Stated task
Without the pictures, print the lines running from the beginning of the material to the line containing "plt.rcParams['axes.labelcolor'] = 'black'", both ends included.

⁂

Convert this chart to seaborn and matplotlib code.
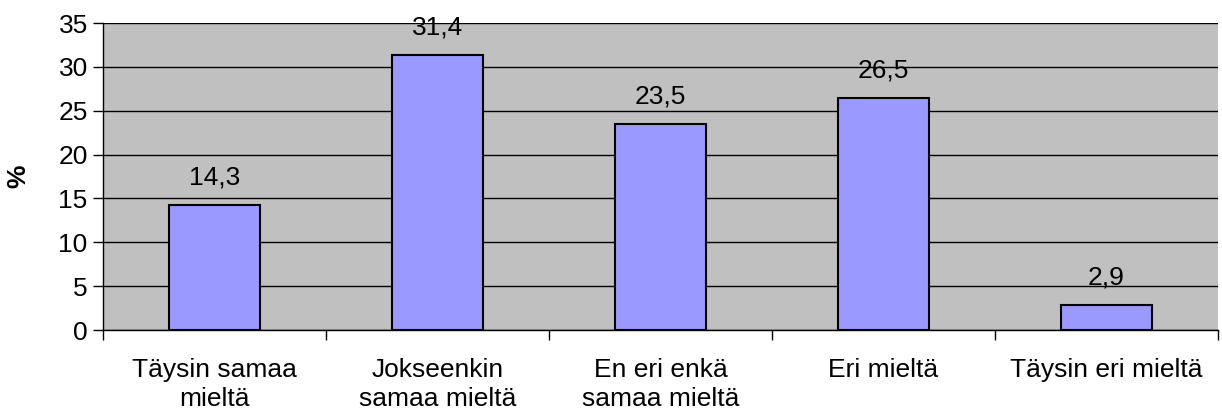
import pandas as pd
import matplotlib.pyplot as plt
import seaborn as sns

sns.set_style('white')
plt.rcParams['font.family'] = ['Liberation Sans', 'DejaVu Sans']
plt.rcParams['text.color'] = 'black'
plt.rcParams['xtick.color'] = 'black'
plt.rcParams['ytick.color'] = 'black'
plt.rcParams['axes.labelcolor'] = 'black'

# Data
categories = ['Täysin samaa\nmieltä', 'Jokseenkin\nsamaa mieltä', 'En eri enkä\nsamaa mieltä',
              'Eri mieltä', 'Täysin eri mieltä']
values = [14.3, 31.4, 23.5, 26.5, 2.9]
value_labels = ['14,3', '31,4', '23,5', '26,5', '2,9']
y_ticks = [0, 5, 10, 15, 20, 25, 30, 35]

df = pd.DataFrame({'cat': categories, 'pct': values})

fs = 19
fig = plt.figure(figsize=(12.22, 4.16), dpi=100)
ax = fig.add_axes([0.0843, 0.2067, 0.9124, 0.738])
ax.set_facecolor('#C0C0C0')

sns.barplot(data=df, x='cat', y='pct', color='#9999FF', saturation=1,
            edgecolor='black', linewidth=1.5, width=0.41, ax=ax, zorder=3)

ax.set_ylim(0, 35)
ax.set_xlim(-0.5, len(categories) - 0.5)
ax.set_yticks(y_ticks)
ax.set_yticklabels([str(t) for t in y_ticks], fontsize=fs)
for t in y_ticks:
    ax.axhline(t, color='black', linewidth=1, zorder=1)

# category labels centred, ticks on category boundaries
ax.set_xticks([i - 0.5 for i in range(len(categories) + 1)])
ax.set_xticklabels([])
ax.set_xticks(range(len(categories)), minor=True)
ax.set_xticklabels(categories, minor=True, fontsize=fs, linespacing=1.3)
ax.tick_params(axis='x', which='major', length=7, width=1, direction='out', bottom=True)
ax.tick_params(axis='x', which='minor', length=0, pad=20)
ax.tick_params(axis='y', length=7, width=1, direction='out', left=True, pad=4)

for i, (v, lab) in enumerate(zip(values, value_labels)):
    ax.annotate(lab, (i, v), xytext=(0, 11), textcoords='offset points',
                ha='center', va='bottom', fontsize=fs)

ax.set_xlabel('')
ax.set_ylabel('%', fontsize=fs, fontweight='bold', labelpad=20)

for side in ['top', 'right']:
    ax.spines[side].set_visible(False)
ax.spines['left'].set_color('black')
ax.spines['bottom'].set_color('black')
ax.spines['left'].set_linewidth(1)
ax.spines['bottom'].set_linewidth(1)

plt.savefig('out.png', dpi=100, facecolor='white')
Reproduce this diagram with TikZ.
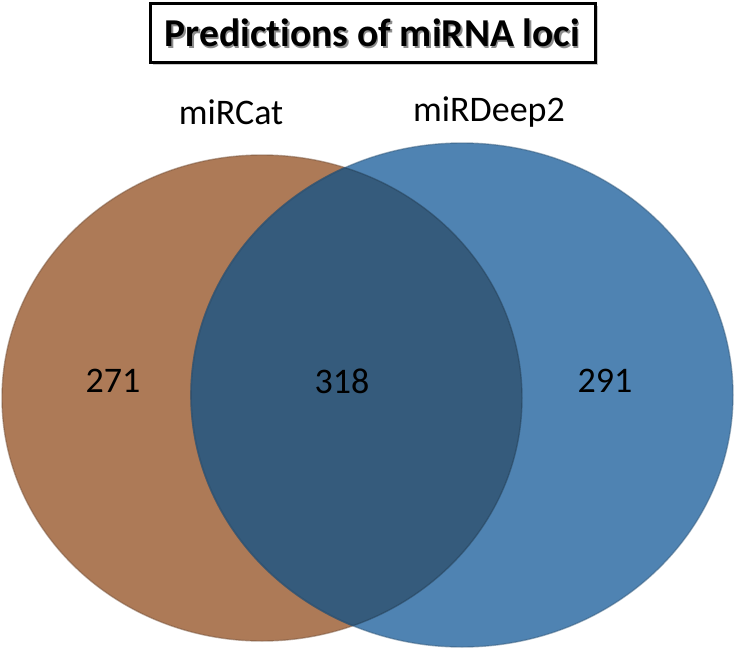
\documentclass[tikz,border=0pt]{standalone}
\usepackage{fontspec}
\setmainfont{Carlito}[Ligatures={NoCommon}]
\definecolor{brownset}{RGB}{173,122,87}
\definecolor{blueset}{RGB}{79,131,178}
\definecolor{overlapset}{RGB}{53,91,124}
\tikzset{
  setlabel/.style={font=\fontsize{36}{40}\selectfont, text=black},
  countlabel/.style={font=\fontsize{36}{40}\selectfont, text=black},
  titlebox/.style={draw=black, line width=3pt, minimum width=445pt, minimum height=59pt, inner sep=0pt, fill=white},
}
\begin{document}
\begin{tikzpicture}[x=1pt,y=-1pt]
\useasboundingbox (0,0) rectangle (734,651);
% sets
\fill[brownset] (262,398) ellipse [x radius=260, y radius=243];
\draw[brownset!70!black, line width=1.4pt, opacity=0.5] (262,398) ellipse [x radius=260, y radius=243];
\fill[blueset] (462,395) ellipse [x radius=271, y radius=252];
\begin{scope}
  \clip (262,398) ellipse [x radius=260, y radius=243];
  \fill[overlapset] (462,395) ellipse [x radius=271, y radius=252];
  \draw[overlapset!75!black, line width=1.6pt, opacity=0.6] (462,395) ellipse [x radius=271, y radius=252];
\end{scope}
\begin{scope}
  \clip (462,395) ellipse [x radius=271, y radius=252];
  \draw[overlapset!70!black, line width=1.4pt, opacity=0.5] (262,398) ellipse [x radius=260, y radius=243];
\end{scope}
\draw[blueset!70!black, line width=1.4pt, opacity=0.5] (462,395) ellipse [x radius=271, y radius=252];
% title
\fill[black!35, opacity=0.6] (153,6) rectangle (598,65);
\node[titlebox] (title) at (372.5,33) {};
\node[font=\bfseries\fontsize{39.5}{44}\selectfont, text=black!45] (titleshadow) at ([xshift=1.5pt,yshift=-1.5pt]title.center) {Predictions of miRNA loci};
\node[font=\bfseries\fontsize{39.5}{44}\selectfont, text=black] (titletext) at (title.center) {Predictions of miRNA loci};
% labels
\node[setlabel] (lcat) at (231,112) {miRCat};
\node[setlabel] (ldeep) at (489,112) {miRDeep2};
\node[countlabel] (n271) at (113,381) {271};
\node[countlabel] (n318) at (342,381) {318};
\node[countlabel] (n291) at (605,381) {291};
\end{tikzpicture}
\end{document}
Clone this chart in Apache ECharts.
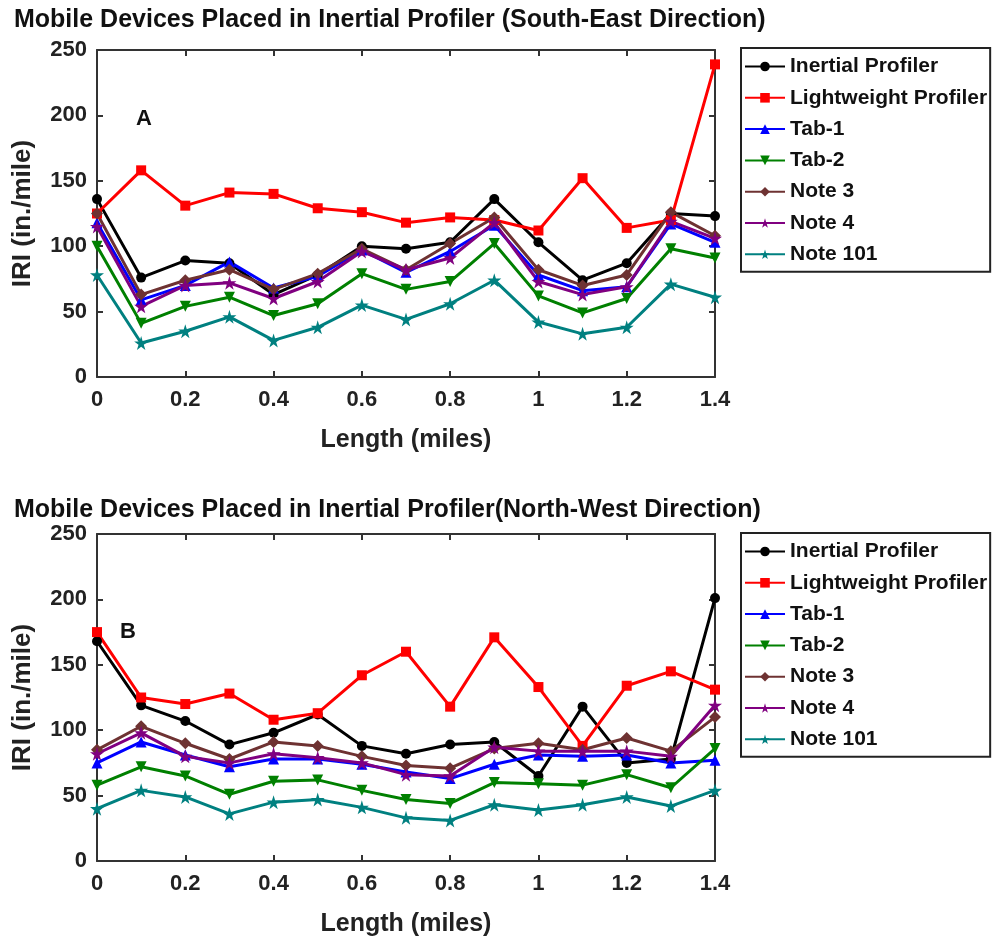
<!DOCTYPE html>
<html><head><meta charset="utf-8">
<script src="https://cdn.jsdelivr.net/npm/echarts@6/dist/echarts.min.js"></script>
<style>html,body{margin:0;padding:0;background:#fff}#c{width:992px;height:938px}</style>
</head><body><div id="c"></div>
<script>
const xVals = [0,0.1,0.2,0.3,0.4,0.5,0.6,0.7,0.8,0.9,1.0,1.1,1.2,1.3,1.4];
const seriesNames = ['Inertial Profiler','Lightweight Profiler','Tab-1','Tab-2','Note 3','Note 4','Note 101'];
const xTickLabels = ['0','0.2','0.4','0.6','0.8','1','1.2','1.4'];
const yTickLabels = ['0','50','100','150','200','250'];
const titleTop = 'Mobile Devices Placed in Inertial Profiler (South-East Direction)';
const titleBottom = 'Mobile Devices Placed in Inertial Profiler(North-West Direction)';

// Top chart (South-East)
const seInertial    = [136,76,89,87,63,78,100,98,103,136,103,74,87,125,123];
const seLightweight = [125,158,131,141,140,129,126,118,122,120,112,152,114,120,239];
const seTab1        = [118,59,70,88,68,77,97,80,96,116,78,66,69,117,103];
const seTab2        = [100,41,54,61,47,56,79,67,73,102,62,49,60,98,91];
const seNote3       = [125,63,74,82,67,79,98,82,102,122,82,70,78,126,108];
const seNote4       = [115,54,70,72,60,73,96,82,91,118,73,63,69,119,106];
const seNote101     = [78,26,35,46,28,38,55,44,56,74,42,33,38,71,61];

// Bottom chart (North-West)
const nwInertial    = [168,119,107,89,98,112,88,82,89,91,65,118,75,78,201];
const nwLightweight = [175,125,120,128,108,113,142,160,118,171,133,88,134,145,131];
const nwTab1        = [75,91,81,72,78,78,74,68,63,74,81,80,81,75,77];
const nwTab2        = [58,72,65,51,61,62,54,47,44,60,59,58,66,56,86];
const nwNote3       = [85,103,90,78,91,88,80,73,71,86,90,85,94,84,110];
const nwNote4       = [82,98,80,75,82,79,75,66,65,87,84,84,84,80,119];
const nwNote101     = [40,54,49,36,45,47,41,33,31,43,39,43,49,42,54];

const colors = ['#000000','#ff0000','#0000ff','#008000','#6e3232','#800080','#008080'];
const star = 'path://M50,0 L61,35 L98,35 L68,57 L79,91 L50,70 L21,91 L32,57 L2,35 L39,35 Z';
const downTri = 'path://M0,0 L100,0 L50,90 Z';
const symbols = ['circle','rect','triangle',downTri,'diamond', star, star];
const symSizes = [10,10,11,11,12,14,14];

const FONT = 'Liberation Sans';
const TXT = '#222';
const chart = echarts.init(document.getElementById('c'), null, {renderer:'canvas'});

const axLine = {onZero:false, lineStyle:{color:'#333', width:2}};
const axTick = {inside:true, length:6, lineStyle:{color:'#333', width:2}};

function xAxes(){
  const axes = [];
  [0,1].forEach(g=>{
    axes.push({
      type:'value', gridIndex:g, min:0, max:1.4, interval:0.2, position:'bottom',
      name:'Length (miles)', nameLocation:'middle', nameGap:51,
      nameTextStyle:{fontFamily:FONT, fontWeight:'bold', fontSize:25, color:TXT},
      axisLine:axLine, axisTick:axTick,
      axisLabel:{fontFamily:FONT, fontWeight:'bold', fontSize:22, color:TXT, margin:12,
        formatter:(v)=>xTickLabels[Math.round(v/0.2)]},
      splitLine:{show:false}
    });
    axes.push({
      type:'value', gridIndex:g, min:0, max:1.4, interval:0.2, position:'top',
      axisLine:axLine, axisTick:axTick,
      axisLabel:{show:false}, splitLine:{show:false}
    });
  });
  return axes;
}
function yAxes(){
  const axes = [];
  [0,1].forEach(g=>{
    axes.push({
      type:'value', gridIndex:g, min:0, max:250, interval:50, position:'left',
      name:'IRI (in./mile)', nameLocation:'middle', nameGap:61, nameRotate:90,
      nameTextStyle:{fontFamily:FONT, fontWeight:'bold', fontSize:26, color:TXT},
      axisLine:axLine, axisTick:axTick,
      axisLabel:{fontFamily:FONT, fontWeight:'bold', fontSize:22, color:TXT, margin:10,
        formatter:(v)=>yTickLabels[Math.round(v/50)]},
      splitLine:{show:false}
    });
    axes.push({
      type:'value', gridIndex:g, min:0, max:250, interval:50, position:'right',
      axisLine:axLine, axisTick:axTick,
      axisLabel:{show:false}, splitLine:{show:false}
    });
  });
  return axes;
}

const topData = [seInertial,seLightweight,seTab1,seTab2,seNote3,seNote4,seNote101];
const botData = [nwInertial,nwLightweight,nwTab1,nwTab2,nwNote3,nwNote4,nwNote101];

const series = [];
[topData, botData].forEach((set, g)=>{
  set.forEach((vals, i)=>{
    series.push({
      name: seriesNames[i], type:'line',
      xAxisIndex: g*2, yAxisIndex: g*2,
      data: vals.map((v,k)=>[xVals[k], v]),
      symbol: symbols[i], symbolSize: symSizes[i],
      showAllSymbol:true,
      lineStyle:{color:colors[i], width:3},
      itemStyle:{color:colors[i]},
      animation:false
    });
  });
});

function legendCfg(top){
  return {
    orient:'vertical', left:741, top:top,
    data: seriesNames,
    itemWidth:40, itemHeight:12, itemGap:10.3,
    padding:[8,3,7,3],
    borderColor:'#222', borderWidth:2,
    textStyle:{fontFamily:FONT, fontWeight:'bold', fontSize:21, color:'#111'},
    selectedMode:false
  };
}

chart.setOption({
  animation:false,
  color: colors,
  title:[
    {text:titleTop, left:9, top:3, textStyle:{fontFamily:FONT, fontWeight:'bold', fontSize:25, color:'#111'}},
    {text:titleBottom, left:9, top:493, textStyle:{fontFamily:FONT, fontWeight:'bold', fontSize:25, color:'#111'}}
  ],
  grid:[
    {left:97, top:50, width:618, height:327, show:false},
    {left:97, top:534, width:618, height:327, show:false}
  ],
  xAxis: xAxes(),
  yAxis: yAxes(),
  legend:[ legendCfg(48), legendCfg(533) ],
  graphic:[
    {type:'text', left:136, top:108, style:{text:'A', fontFamily:FONT, fontWeight:'bold', fontSize:22, fill:'#111'}},
    {type:'text', left:120, top:621, style:{text:'B', fontFamily:FONT, fontWeight:'bold', fontSize:22, fill:'#111'}}
  ],
  series: series
});
</script></body></html>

⁂

Answer to the exercise
Convert this chart to seaborn and matplotlib code.
import pandas as pd
import matplotlib.pyplot as plt
import seaborn as sns

sns.set_style('white')
plt.rcParams['font.family'] = ['Liberation Sans', 'DejaVu Sans']
plt.rcParams['text.color'] = 'black'
plt.rcParams['xtick.color'] = 'black'
plt.rcParams['ytick.color'] = 'black'
plt.rcParams['axes.labelcolor'] = 'black'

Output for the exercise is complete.